> Written problem
Every line from the top of the records through the line containing "28.3, 27.1, 26.9];" should be retyped exactly; the pictures should not.

> Material for this task
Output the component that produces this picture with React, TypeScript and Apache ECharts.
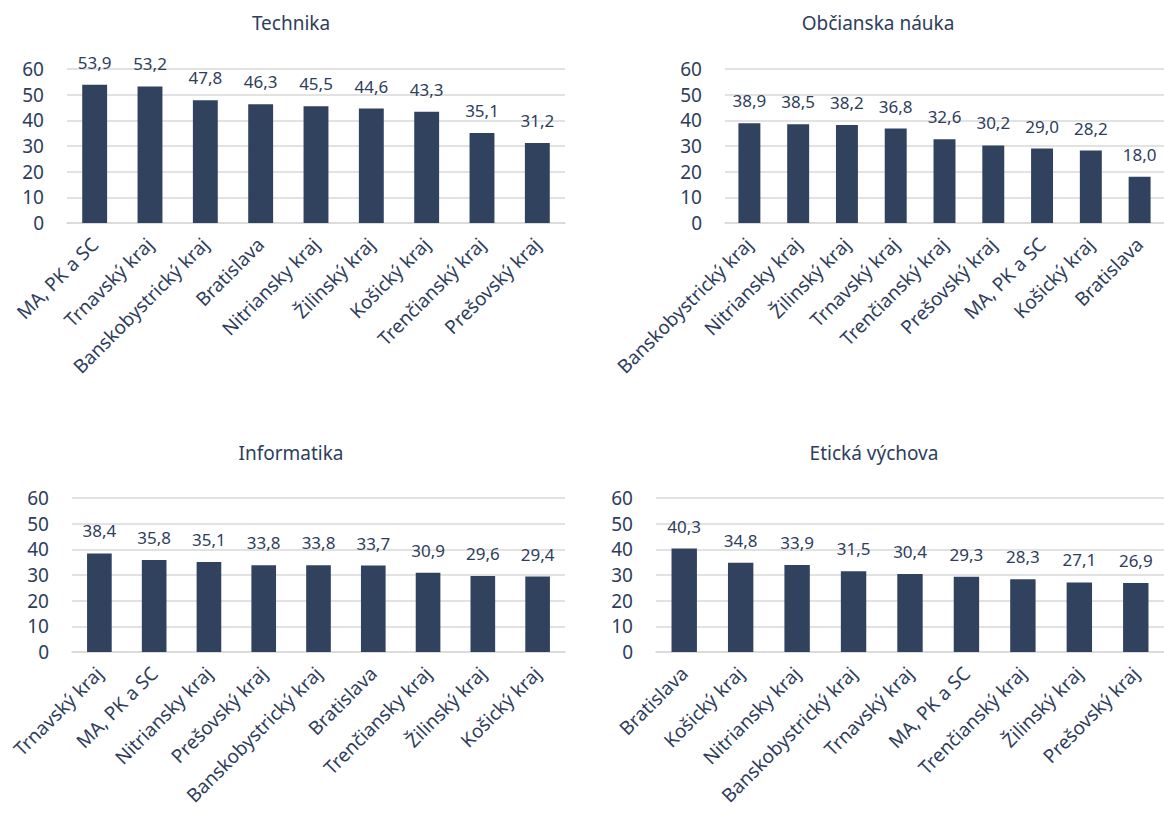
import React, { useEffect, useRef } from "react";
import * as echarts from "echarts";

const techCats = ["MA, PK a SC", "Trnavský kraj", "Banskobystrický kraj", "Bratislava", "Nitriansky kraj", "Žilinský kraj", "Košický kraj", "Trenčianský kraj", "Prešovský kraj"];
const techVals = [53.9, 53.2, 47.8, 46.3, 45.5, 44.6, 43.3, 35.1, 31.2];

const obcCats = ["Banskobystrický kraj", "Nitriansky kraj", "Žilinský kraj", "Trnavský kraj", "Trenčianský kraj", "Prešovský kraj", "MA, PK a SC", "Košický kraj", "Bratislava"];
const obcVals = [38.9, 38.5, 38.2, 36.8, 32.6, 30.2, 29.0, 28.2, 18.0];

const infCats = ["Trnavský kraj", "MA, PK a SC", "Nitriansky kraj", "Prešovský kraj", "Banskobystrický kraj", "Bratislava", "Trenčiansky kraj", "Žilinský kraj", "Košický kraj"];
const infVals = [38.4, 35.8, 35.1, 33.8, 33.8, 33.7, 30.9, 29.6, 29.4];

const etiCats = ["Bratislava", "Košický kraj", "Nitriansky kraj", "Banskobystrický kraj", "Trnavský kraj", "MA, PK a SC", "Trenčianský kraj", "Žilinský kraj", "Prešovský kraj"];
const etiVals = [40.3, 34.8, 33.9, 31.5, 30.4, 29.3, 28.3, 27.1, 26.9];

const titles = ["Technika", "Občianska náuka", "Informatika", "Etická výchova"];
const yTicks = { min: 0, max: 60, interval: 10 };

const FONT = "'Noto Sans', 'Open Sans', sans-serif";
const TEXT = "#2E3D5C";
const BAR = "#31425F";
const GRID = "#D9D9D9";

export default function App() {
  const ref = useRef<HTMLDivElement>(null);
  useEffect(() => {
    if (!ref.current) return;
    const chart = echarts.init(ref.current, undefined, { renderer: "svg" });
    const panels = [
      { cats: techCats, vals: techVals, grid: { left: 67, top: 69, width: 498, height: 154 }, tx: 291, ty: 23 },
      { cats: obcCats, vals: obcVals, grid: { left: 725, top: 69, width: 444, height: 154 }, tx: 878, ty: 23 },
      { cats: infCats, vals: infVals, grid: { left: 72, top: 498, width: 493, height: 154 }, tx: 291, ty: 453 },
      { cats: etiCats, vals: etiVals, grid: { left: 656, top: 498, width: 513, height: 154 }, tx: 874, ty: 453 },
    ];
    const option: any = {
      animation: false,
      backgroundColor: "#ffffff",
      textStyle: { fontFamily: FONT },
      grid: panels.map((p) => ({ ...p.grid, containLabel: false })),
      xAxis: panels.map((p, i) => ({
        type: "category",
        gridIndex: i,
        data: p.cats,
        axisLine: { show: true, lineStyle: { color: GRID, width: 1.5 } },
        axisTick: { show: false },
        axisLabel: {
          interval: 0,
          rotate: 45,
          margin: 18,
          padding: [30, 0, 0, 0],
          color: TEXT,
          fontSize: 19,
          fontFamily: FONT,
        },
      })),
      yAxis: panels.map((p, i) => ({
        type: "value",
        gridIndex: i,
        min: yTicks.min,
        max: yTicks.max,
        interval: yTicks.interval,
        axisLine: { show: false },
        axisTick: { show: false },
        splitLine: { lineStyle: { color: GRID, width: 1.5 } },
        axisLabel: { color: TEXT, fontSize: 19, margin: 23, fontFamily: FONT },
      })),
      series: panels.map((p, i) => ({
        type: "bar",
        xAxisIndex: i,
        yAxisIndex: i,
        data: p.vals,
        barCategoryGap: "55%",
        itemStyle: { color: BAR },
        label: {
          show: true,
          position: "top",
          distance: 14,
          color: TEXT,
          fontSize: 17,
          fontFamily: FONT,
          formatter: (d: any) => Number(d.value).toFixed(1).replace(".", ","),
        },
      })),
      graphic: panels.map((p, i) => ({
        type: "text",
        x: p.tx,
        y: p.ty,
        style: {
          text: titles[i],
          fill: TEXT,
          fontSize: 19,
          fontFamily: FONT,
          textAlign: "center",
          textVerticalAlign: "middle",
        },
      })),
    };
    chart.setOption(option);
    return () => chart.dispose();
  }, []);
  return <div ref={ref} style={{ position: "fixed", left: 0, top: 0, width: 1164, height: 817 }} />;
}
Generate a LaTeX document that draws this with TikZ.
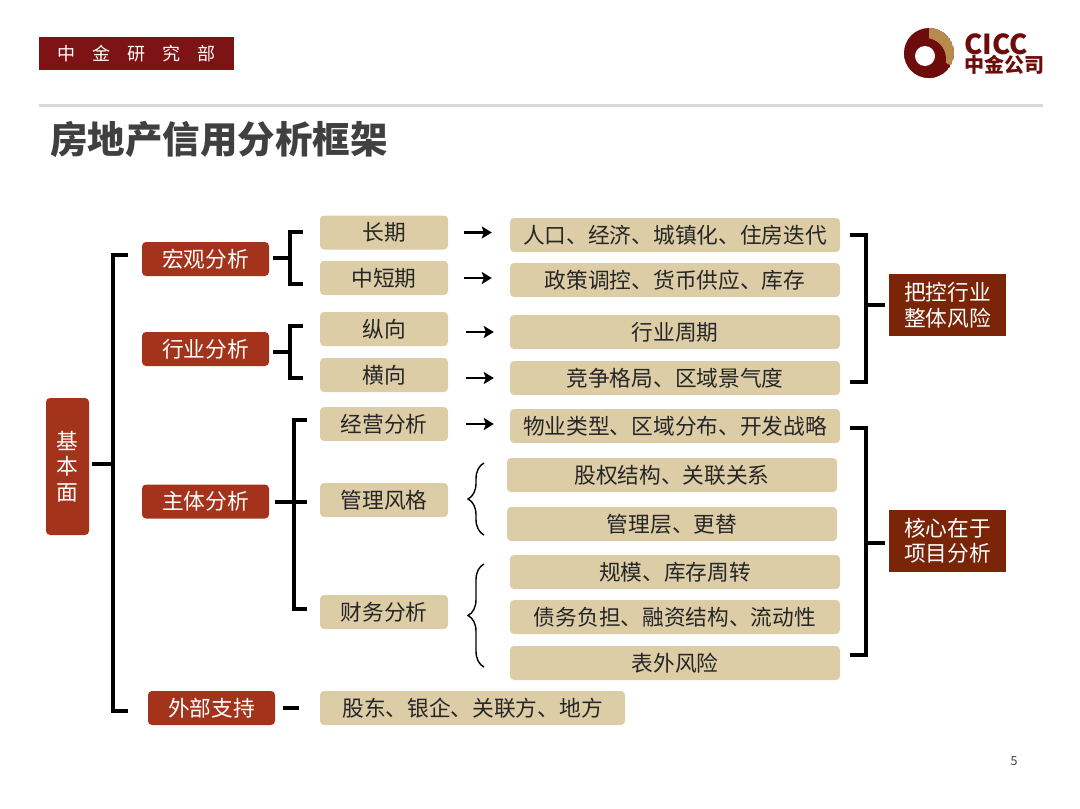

> Complete response
Output the component that produces this picture with React, TypeScript and Apache ECharts.
import React, { useEffect, useRef } from "react";
import * as echarts from "echarts";

const techCats = ["MA, PK a SC", "Trnavský kraj", "Banskobystrický kraj", "Bratislava", "Nitriansky kraj", "Žilinský kraj", "Košický kraj", "Trenčianský kraj", "Prešovský kraj"];
const techVals = [53.9, 53.2, 47.8, 46.3, 45.5, 44.6, 43.3, 35.1, 31.2];

const obcCats = ["Banskobystrický kraj", "Nitriansky kraj", "Žilinský kraj", "Trnavský kraj", "Trenčianský kraj", "Prešovský kraj", "MA, PK a SC", "Košický kraj", "Bratislava"];
const obcVals = [38.9, 38.5, 38.2, 36.8, 32.6, 30.2, 29.0, 28.2, 18.0];

const infCats = ["Trnavský kraj", "MA, PK a SC", "Nitriansky kraj", "Prešovský kraj", "Banskobystrický kraj", "Bratislava", "Trenčiansky kraj", "Žilinský kraj", "Košický kraj"];
const infVals = [38.4, 35.8, 35.1, 33.8, 33.8, 33.7, 30.9, 29.6, 29.4];

const etiCats = ["Bratislava", "Košický kraj", "Nitriansky kraj", "Banskobystrický kraj", "Trnavský kraj", "MA, PK a SC", "Trenčianský kraj", "Žilinský kraj", "Prešovský kraj"];
const etiVals = [40.3, 34.8, 33.9, 31.5, 30.4, 29.3, 28.3, 27.1, 26.9];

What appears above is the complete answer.